---- Data

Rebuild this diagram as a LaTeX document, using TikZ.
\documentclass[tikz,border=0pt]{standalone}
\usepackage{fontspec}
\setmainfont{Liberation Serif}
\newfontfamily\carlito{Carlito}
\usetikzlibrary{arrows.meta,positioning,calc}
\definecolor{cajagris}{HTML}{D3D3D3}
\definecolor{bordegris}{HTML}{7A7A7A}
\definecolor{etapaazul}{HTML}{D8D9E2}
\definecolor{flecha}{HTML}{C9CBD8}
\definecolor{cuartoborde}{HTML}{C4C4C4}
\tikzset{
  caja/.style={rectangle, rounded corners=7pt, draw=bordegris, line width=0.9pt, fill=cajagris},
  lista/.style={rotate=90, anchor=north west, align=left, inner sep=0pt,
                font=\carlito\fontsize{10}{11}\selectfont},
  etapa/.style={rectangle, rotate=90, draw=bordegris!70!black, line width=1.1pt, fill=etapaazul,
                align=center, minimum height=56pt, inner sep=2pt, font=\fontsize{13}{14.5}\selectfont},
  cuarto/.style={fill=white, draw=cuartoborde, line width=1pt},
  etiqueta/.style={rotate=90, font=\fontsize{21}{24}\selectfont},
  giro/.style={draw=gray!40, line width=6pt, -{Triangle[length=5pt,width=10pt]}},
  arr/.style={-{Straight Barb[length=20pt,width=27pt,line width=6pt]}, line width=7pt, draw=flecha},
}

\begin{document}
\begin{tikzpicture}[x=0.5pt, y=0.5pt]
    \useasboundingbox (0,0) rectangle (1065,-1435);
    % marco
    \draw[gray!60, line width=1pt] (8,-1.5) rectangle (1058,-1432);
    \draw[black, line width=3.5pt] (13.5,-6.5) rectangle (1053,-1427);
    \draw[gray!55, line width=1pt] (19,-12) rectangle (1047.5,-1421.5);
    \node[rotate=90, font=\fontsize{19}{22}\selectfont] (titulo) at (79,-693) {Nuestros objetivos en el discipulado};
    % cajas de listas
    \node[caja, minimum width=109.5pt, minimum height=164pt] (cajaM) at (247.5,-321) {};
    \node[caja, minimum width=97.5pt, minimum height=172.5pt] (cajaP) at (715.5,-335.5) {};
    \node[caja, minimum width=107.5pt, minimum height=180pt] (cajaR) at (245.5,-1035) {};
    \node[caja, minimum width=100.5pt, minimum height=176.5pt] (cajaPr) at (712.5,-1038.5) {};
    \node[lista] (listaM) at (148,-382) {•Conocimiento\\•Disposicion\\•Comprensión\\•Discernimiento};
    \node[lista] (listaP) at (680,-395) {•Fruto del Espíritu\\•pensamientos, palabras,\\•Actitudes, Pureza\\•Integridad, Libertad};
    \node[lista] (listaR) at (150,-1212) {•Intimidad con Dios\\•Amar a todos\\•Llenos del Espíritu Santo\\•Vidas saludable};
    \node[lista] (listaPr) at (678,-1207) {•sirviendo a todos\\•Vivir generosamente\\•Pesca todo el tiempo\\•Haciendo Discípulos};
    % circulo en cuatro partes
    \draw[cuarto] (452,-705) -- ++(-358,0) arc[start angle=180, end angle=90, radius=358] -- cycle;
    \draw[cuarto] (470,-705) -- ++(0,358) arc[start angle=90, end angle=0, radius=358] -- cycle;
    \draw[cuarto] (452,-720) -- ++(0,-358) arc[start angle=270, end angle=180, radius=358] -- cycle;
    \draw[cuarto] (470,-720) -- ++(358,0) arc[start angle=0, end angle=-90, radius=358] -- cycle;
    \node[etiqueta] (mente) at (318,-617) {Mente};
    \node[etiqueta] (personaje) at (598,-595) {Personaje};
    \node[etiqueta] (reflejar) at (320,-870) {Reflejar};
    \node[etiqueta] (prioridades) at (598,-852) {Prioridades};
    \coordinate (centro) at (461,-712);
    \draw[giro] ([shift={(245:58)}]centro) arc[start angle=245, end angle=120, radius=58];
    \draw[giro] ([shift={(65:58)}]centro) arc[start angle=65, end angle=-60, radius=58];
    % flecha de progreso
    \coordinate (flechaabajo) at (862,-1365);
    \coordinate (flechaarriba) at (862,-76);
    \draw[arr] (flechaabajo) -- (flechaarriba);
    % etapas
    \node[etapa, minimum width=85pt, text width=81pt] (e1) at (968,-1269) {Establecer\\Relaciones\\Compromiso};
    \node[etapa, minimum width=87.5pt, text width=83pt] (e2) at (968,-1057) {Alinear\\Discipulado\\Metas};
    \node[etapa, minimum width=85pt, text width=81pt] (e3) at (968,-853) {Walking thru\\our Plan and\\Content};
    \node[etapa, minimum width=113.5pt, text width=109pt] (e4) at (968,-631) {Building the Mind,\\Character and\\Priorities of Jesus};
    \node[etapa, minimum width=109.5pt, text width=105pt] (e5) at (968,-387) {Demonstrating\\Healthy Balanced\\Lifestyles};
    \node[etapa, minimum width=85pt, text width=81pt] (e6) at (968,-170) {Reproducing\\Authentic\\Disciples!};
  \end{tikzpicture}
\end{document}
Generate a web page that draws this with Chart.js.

--------

* Work to complete:
Search the records above for "this". Copy each line where it is found.

* Full answer:
Rebuild this diagram as a LaTeX document, using TikZ.
Generate a web page that draws this with Chart.js.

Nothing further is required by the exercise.